🤖 AI Summary
This work addresses the challenge of policy transfer across diverse robotic end-effectors—such as simple grippers and dexterous hands—whose structural and action-space differences hinder shared control strategies. To overcome this, the authors propose the One-Policy-Fits-All framework, which constructs a geometry-aware implicit action representation. By integrating 3D convolutions with Transformers, the method generates a morphology-agnostic latent action space and employs a unified redirection decoder to enable end-to-end joint training across end-effectors with arbitrary degrees of freedom. Experiments across 11 distinct morphologies demonstrate that cross-morphology joint training improves task success rates by over 50% compared to single-source training.
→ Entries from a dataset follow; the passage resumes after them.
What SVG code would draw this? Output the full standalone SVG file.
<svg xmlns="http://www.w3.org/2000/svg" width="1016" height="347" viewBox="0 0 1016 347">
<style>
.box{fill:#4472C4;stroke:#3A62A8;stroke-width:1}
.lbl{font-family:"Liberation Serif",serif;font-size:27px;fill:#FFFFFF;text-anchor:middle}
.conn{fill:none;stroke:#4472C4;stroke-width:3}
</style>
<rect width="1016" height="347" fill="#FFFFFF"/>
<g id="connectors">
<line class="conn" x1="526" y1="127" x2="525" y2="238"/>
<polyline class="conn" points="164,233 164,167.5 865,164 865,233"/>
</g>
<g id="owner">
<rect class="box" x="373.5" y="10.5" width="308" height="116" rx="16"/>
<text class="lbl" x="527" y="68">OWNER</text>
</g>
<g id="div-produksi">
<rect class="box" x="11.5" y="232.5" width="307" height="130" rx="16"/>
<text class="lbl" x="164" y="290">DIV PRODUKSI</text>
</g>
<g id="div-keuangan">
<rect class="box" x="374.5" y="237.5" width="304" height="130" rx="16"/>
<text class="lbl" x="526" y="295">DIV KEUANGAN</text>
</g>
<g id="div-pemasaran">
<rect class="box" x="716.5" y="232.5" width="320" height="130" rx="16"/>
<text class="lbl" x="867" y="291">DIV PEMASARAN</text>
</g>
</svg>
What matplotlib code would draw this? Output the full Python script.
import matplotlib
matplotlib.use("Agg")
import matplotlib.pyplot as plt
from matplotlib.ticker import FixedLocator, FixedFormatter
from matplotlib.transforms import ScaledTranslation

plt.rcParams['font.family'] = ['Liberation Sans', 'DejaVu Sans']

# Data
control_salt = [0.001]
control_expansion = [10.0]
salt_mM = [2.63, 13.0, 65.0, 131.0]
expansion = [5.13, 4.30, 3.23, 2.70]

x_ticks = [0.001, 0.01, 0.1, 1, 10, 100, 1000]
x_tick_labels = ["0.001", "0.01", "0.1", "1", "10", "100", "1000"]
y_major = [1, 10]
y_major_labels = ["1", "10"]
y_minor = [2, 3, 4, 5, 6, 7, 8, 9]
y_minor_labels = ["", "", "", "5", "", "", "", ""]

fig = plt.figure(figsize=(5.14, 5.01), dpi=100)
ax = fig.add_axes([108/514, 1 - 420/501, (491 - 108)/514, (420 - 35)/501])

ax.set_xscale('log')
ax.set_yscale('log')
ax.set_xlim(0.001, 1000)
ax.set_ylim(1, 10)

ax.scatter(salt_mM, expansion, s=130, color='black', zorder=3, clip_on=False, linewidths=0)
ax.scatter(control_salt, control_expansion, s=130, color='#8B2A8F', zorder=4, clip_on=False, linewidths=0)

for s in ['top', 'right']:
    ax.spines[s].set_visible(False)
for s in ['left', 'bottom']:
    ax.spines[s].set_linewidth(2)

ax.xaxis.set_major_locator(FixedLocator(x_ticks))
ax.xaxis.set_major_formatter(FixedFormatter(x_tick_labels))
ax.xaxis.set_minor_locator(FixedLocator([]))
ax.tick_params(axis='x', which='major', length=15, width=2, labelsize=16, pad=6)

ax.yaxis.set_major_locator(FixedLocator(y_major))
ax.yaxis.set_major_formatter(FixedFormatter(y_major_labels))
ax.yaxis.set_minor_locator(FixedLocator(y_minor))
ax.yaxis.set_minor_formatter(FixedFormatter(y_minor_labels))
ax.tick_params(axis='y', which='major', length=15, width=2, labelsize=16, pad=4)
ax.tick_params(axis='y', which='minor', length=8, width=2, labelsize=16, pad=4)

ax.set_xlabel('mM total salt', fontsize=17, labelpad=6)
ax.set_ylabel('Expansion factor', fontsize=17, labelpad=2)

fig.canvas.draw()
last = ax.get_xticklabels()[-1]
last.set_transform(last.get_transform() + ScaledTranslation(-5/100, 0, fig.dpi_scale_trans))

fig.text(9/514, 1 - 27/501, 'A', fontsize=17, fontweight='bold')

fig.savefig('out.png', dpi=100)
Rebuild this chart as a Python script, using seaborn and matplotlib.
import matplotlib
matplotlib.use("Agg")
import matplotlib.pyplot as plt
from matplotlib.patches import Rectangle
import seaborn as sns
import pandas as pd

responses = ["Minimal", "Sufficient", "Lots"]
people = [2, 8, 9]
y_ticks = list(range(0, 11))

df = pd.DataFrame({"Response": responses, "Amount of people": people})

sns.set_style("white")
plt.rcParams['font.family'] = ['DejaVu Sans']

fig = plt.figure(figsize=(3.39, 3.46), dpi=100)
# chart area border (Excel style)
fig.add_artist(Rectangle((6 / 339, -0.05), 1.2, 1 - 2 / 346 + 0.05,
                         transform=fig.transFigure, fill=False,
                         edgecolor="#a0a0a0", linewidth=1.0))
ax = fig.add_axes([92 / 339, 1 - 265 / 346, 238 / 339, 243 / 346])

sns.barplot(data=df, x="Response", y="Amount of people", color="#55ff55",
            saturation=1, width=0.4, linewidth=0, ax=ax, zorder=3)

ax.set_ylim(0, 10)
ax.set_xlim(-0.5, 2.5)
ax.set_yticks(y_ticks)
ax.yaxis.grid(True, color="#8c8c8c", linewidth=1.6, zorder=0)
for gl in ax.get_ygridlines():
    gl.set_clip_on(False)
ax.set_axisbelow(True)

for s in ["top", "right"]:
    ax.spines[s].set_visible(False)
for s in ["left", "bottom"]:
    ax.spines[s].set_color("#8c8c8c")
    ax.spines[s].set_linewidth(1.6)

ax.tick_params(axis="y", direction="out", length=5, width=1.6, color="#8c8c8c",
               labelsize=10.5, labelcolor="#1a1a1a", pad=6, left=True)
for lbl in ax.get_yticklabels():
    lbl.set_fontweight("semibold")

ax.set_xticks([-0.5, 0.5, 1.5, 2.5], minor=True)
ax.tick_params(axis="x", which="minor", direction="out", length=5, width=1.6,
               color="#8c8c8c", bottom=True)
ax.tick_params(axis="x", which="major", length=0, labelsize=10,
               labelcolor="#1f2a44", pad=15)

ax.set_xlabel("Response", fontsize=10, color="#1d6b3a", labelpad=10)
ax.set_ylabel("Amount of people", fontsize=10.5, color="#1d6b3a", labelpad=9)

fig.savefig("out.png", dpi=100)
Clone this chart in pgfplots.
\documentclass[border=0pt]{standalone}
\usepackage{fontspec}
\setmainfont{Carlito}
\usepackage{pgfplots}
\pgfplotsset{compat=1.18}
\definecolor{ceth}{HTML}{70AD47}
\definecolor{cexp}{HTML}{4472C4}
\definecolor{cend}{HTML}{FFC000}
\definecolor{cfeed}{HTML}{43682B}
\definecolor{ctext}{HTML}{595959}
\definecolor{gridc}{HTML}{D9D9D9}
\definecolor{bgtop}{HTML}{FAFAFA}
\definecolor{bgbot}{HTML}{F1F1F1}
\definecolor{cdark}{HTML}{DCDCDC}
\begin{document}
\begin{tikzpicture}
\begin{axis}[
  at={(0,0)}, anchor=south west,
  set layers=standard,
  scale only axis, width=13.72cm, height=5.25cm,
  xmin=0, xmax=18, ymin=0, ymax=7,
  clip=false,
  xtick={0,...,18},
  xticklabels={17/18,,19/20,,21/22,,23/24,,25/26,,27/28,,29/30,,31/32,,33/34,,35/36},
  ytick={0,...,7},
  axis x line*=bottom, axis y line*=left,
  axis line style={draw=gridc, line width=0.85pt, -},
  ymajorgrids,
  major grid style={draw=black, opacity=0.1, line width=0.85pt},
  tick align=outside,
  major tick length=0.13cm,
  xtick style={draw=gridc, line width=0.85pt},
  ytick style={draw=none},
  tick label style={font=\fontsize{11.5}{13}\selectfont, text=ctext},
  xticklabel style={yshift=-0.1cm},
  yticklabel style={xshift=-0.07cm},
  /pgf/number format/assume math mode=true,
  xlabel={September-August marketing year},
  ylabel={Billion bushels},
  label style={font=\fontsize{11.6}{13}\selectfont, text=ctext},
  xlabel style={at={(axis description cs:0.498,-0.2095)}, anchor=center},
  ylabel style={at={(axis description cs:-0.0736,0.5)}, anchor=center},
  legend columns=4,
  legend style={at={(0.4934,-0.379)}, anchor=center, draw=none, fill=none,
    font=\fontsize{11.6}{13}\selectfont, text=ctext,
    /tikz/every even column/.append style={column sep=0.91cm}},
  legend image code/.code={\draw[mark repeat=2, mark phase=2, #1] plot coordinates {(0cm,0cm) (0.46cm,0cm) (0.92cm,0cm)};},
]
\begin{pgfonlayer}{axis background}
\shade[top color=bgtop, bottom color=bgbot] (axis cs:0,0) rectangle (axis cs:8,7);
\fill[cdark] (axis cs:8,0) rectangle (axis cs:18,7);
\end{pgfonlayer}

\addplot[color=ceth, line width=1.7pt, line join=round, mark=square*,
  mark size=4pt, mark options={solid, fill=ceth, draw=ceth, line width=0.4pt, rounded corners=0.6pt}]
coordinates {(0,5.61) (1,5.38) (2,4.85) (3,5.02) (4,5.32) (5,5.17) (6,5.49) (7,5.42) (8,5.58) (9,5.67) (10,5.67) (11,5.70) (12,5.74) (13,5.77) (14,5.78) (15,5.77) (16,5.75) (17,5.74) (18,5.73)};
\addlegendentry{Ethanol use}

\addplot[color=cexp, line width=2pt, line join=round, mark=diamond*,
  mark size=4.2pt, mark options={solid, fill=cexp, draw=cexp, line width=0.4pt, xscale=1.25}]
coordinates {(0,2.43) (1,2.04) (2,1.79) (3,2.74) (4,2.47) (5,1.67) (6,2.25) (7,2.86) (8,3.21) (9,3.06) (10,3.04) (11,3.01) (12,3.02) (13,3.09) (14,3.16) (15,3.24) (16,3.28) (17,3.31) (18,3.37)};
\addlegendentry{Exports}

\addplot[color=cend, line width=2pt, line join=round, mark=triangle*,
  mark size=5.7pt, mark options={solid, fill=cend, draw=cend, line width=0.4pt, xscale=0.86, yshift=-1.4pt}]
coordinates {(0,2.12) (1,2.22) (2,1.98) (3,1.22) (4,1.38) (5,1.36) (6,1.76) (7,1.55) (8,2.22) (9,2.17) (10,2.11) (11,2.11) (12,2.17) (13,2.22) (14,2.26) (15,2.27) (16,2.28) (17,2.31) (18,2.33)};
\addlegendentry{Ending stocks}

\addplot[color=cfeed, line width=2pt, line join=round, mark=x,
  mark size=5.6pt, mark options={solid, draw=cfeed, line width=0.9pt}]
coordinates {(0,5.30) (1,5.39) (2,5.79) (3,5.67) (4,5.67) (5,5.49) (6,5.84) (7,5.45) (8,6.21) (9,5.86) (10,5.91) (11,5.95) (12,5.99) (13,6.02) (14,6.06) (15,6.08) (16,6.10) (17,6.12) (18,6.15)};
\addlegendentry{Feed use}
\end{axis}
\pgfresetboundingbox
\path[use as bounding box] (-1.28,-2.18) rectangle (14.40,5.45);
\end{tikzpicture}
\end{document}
Moreover, the approach achieves performance comparable to conventional methods using only 8 demonstrations on a new morphology—versus 72 required by prior approaches—significantly enhancing data efficiency and skill transferability.
📝 Abstract
Cross-embodiment manipulation is crucial for enhancing the scalability of robot manipulation and reducing the high cost of data collection. However, the significant differences between embodiments, such as variations in action spaces and structural disparities, pose challenges for joint training across multiple sources of data. To address this, we propose One-Policy-Fits-All (OPFA), a framework that enables learning a single, versatile policy across multiple embodiments. We first learn a Geometry-Aware Latent Representation (GaLR), which leverages 3D convolution networks and transformers to build a shared latent action space across different embodiments. Then we design a unified latent retargeting decoder that extracts embodiment-specific actions from the latent representations, without any embodiment-specific decoder tuning. OPFA enables end-to-end co-training of data from diverse embodiments, including various grippers and dexterous hands with arbitrary degrees of freedom, significantly improving data efficiency and reducing the cost of skill transfer. We conduct extensive experiments across 11 different end-effectors. The results demonstrate that OPFA significantly improves policy performance in diverse settings by leveraging heterogeneous embodiment data. For instance, cross-embodiment co-training can improve success rates by more than 50% compared to single-source training. Moreover, by adding only a few demonstrations from a new embodiment (e.g., eight), OPFA can achieve performance comparable to that of a well-trained model with 72 demonstrations.